>> Begin Task material

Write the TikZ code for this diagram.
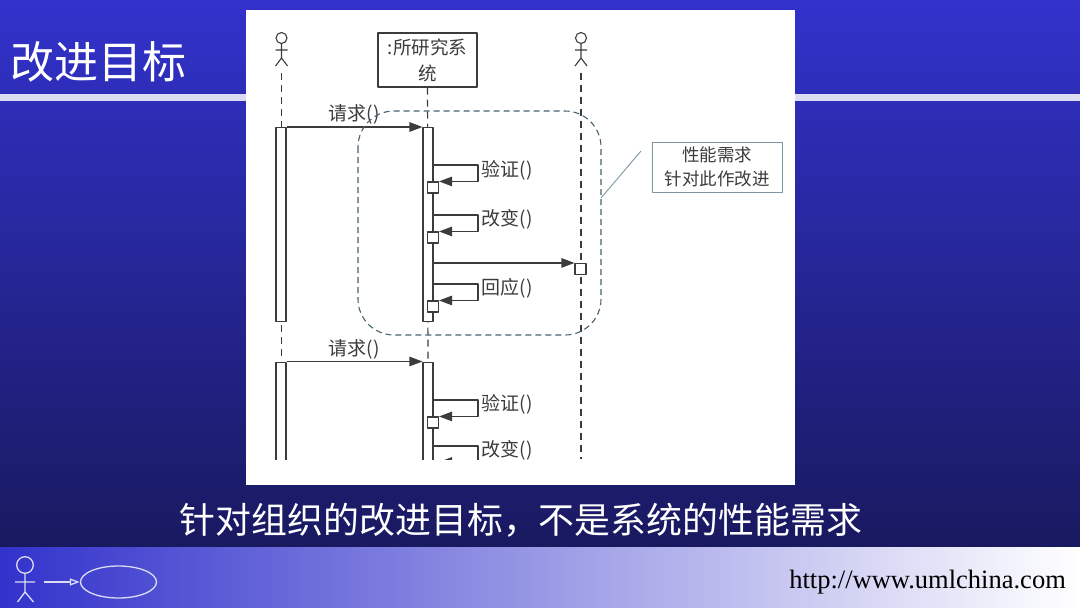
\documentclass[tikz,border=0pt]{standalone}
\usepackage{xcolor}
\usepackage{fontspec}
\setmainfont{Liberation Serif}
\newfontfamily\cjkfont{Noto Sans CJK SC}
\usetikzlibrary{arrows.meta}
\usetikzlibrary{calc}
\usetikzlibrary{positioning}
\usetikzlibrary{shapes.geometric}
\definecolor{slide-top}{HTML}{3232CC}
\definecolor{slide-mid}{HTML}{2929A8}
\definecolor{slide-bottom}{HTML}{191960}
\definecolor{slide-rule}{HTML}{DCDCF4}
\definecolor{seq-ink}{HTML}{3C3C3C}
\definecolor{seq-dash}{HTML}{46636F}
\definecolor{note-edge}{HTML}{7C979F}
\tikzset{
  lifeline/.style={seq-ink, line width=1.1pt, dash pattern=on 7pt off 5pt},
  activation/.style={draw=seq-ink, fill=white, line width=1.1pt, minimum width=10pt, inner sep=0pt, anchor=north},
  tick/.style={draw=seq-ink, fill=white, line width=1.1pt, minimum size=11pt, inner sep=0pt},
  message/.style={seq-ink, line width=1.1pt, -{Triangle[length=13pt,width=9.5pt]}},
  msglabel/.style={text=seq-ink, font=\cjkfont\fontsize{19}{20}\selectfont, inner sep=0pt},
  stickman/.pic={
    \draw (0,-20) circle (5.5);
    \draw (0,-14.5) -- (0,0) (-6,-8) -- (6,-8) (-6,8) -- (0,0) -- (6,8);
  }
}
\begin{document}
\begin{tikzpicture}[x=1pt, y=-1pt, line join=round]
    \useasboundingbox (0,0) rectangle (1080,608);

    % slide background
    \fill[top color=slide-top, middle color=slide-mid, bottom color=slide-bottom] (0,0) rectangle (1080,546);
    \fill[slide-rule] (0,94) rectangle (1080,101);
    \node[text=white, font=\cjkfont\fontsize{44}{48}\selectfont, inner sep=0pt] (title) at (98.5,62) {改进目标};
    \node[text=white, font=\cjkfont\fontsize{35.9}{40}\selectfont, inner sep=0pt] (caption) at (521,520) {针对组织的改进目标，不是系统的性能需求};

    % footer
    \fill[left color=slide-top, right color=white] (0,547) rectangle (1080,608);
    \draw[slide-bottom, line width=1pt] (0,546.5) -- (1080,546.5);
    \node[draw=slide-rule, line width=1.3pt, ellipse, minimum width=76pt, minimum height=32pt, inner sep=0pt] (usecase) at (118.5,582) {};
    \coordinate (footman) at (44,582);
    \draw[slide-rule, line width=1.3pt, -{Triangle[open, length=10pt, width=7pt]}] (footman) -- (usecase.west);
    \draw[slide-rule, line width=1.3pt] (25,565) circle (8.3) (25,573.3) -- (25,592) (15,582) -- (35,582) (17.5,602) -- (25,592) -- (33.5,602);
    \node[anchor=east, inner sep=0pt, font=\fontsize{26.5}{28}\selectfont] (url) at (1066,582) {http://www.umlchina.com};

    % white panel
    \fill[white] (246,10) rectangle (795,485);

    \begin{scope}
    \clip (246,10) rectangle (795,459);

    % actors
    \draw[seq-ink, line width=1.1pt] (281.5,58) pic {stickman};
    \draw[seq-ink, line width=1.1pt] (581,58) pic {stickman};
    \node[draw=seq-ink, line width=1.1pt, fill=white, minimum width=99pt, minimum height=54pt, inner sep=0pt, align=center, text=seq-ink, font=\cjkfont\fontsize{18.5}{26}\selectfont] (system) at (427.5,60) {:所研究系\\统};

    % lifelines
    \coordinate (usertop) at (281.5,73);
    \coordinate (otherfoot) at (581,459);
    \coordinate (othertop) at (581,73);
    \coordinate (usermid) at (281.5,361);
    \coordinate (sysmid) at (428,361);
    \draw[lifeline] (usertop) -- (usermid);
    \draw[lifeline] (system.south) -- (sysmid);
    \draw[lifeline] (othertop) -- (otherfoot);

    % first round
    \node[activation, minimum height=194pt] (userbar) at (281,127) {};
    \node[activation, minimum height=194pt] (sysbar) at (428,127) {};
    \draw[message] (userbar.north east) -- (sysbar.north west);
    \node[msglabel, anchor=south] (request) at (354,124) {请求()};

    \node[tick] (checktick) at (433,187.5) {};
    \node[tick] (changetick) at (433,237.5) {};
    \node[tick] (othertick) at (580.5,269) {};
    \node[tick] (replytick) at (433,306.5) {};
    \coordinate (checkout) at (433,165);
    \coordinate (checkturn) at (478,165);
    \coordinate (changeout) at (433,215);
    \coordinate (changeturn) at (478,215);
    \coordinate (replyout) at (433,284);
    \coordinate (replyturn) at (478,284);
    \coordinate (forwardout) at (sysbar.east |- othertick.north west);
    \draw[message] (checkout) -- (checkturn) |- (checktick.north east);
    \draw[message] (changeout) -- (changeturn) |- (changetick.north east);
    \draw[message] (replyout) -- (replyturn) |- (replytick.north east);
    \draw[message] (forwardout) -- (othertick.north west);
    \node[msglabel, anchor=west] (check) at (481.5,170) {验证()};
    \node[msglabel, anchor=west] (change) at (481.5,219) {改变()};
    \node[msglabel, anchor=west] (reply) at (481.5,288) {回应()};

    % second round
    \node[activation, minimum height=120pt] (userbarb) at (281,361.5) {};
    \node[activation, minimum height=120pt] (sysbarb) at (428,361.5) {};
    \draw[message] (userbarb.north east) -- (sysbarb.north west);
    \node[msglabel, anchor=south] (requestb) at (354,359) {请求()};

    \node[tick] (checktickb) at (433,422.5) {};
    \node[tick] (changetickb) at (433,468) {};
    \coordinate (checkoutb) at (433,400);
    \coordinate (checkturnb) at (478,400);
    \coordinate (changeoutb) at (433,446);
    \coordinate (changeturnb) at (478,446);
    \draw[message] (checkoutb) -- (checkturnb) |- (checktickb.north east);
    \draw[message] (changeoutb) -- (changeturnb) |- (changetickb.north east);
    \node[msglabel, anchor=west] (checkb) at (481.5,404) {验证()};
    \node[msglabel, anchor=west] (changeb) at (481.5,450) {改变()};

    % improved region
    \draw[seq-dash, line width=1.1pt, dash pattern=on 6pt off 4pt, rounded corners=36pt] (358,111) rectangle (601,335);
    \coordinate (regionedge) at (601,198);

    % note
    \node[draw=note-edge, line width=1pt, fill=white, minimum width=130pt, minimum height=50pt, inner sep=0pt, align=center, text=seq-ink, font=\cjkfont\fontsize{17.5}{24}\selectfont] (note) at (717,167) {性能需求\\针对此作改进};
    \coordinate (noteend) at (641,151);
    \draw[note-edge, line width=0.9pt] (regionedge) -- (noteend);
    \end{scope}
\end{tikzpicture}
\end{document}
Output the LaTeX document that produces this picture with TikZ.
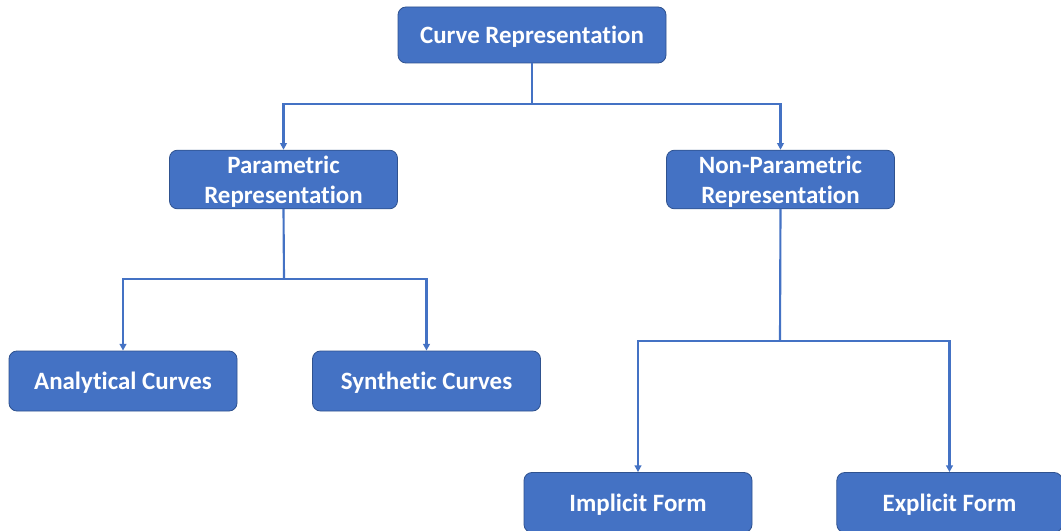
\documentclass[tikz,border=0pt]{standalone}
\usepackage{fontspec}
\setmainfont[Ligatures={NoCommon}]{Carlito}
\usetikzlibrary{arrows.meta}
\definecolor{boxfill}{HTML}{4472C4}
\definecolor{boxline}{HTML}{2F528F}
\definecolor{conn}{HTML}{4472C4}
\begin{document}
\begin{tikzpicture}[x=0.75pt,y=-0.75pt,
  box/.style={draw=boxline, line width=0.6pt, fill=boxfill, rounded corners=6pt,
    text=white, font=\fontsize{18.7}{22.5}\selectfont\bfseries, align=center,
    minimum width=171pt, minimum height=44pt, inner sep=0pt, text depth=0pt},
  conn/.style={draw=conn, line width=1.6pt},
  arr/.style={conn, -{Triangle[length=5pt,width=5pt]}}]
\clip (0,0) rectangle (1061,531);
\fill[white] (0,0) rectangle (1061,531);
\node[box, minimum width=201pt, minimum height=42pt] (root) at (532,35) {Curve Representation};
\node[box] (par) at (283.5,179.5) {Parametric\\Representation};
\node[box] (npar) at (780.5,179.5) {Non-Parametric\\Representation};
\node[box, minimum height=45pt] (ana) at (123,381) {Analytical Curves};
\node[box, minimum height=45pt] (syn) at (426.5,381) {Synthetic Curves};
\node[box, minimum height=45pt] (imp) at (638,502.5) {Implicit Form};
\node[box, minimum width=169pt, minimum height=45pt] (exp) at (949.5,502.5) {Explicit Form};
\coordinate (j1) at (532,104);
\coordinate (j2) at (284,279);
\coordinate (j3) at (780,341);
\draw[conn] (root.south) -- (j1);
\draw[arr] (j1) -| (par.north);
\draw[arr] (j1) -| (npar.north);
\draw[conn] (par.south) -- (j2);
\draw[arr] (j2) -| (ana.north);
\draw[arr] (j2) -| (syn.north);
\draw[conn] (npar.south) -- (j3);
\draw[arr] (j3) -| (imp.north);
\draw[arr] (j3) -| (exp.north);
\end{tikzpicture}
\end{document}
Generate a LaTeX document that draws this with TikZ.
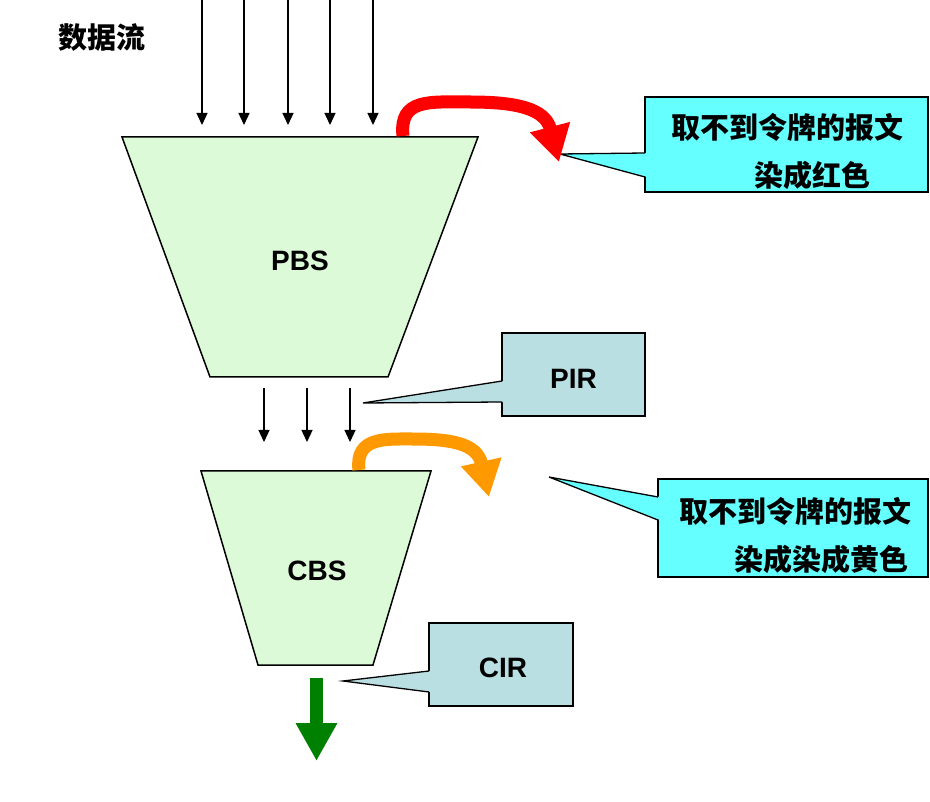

>> End Task material

- [Job]
Give again, word for word, every line from the top of the data above to the line holding "inner sep=0pt] (caption)", inclusive, with the pictures left out.

- [Correct result]
Write the TikZ code for this diagram.
\documentclass[tikz,border=0pt]{standalone}
\usepackage{xcolor}
\usepackage{fontspec}
\setmainfont{Liberation Serif}
\newfontfamily\cjkfont{Noto Sans CJK SC}
\usetikzlibrary{arrows.meta}
\usetikzlibrary{calc}
\usetikzlibrary{positioning}
\usetikzlibrary{shapes.geometric}
\definecolor{slide-top}{HTML}{3232CC}
\definecolor{slide-mid}{HTML}{2929A8}
\definecolor{slide-bottom}{HTML}{191960}
\definecolor{slide-rule}{HTML}{DCDCF4}
\definecolor{seq-ink}{HTML}{3C3C3C}
\definecolor{seq-dash}{HTML}{46636F}
\definecolor{note-edge}{HTML}{7C979F}
\tikzset{
  lifeline/.style={seq-ink, line width=1.1pt, dash pattern=on 7pt off 5pt},
  activation/.style={draw=seq-ink, fill=white, line width=1.1pt, minimum width=10pt, inner sep=0pt, anchor=north},
  tick/.style={draw=seq-ink, fill=white, line width=1.1pt, minimum size=11pt, inner sep=0pt},
  message/.style={seq-ink, line width=1.1pt, -{Triangle[length=13pt,width=9.5pt]}},
  msglabel/.style={text=seq-ink, font=\cjkfont\fontsize{19}{20}\selectfont, inner sep=0pt},
  stickman/.pic={
    \draw (0,-20) circle (5.5);
    \draw (0,-14.5) -- (0,0) (-6,-8) -- (6,-8) (-6,8) -- (0,0) -- (6,8);
  }
}
\begin{document}
\begin{tikzpicture}[x=1pt, y=-1pt, line join=round]
    \useasboundingbox (0,0) rectangle (1080,608);

    % slide background
    \fill[top color=slide-top, middle color=slide-mid, bottom color=slide-bottom] (0,0) rectangle (1080,546);
    \fill[slide-rule] (0,94) rectangle (1080,101);
    \node[text=white, font=\cjkfont\fontsize{44}{48}\selectfont, inner sep=0pt] (title) at (98.5,62) {改进目标};
    \node[text=white, font=\cjkfont\fontsize{35.9}{40}\selectfont, inner sep=0pt] (caption) at (521,520) {针对组织的改进目标，不是系统的性能需求};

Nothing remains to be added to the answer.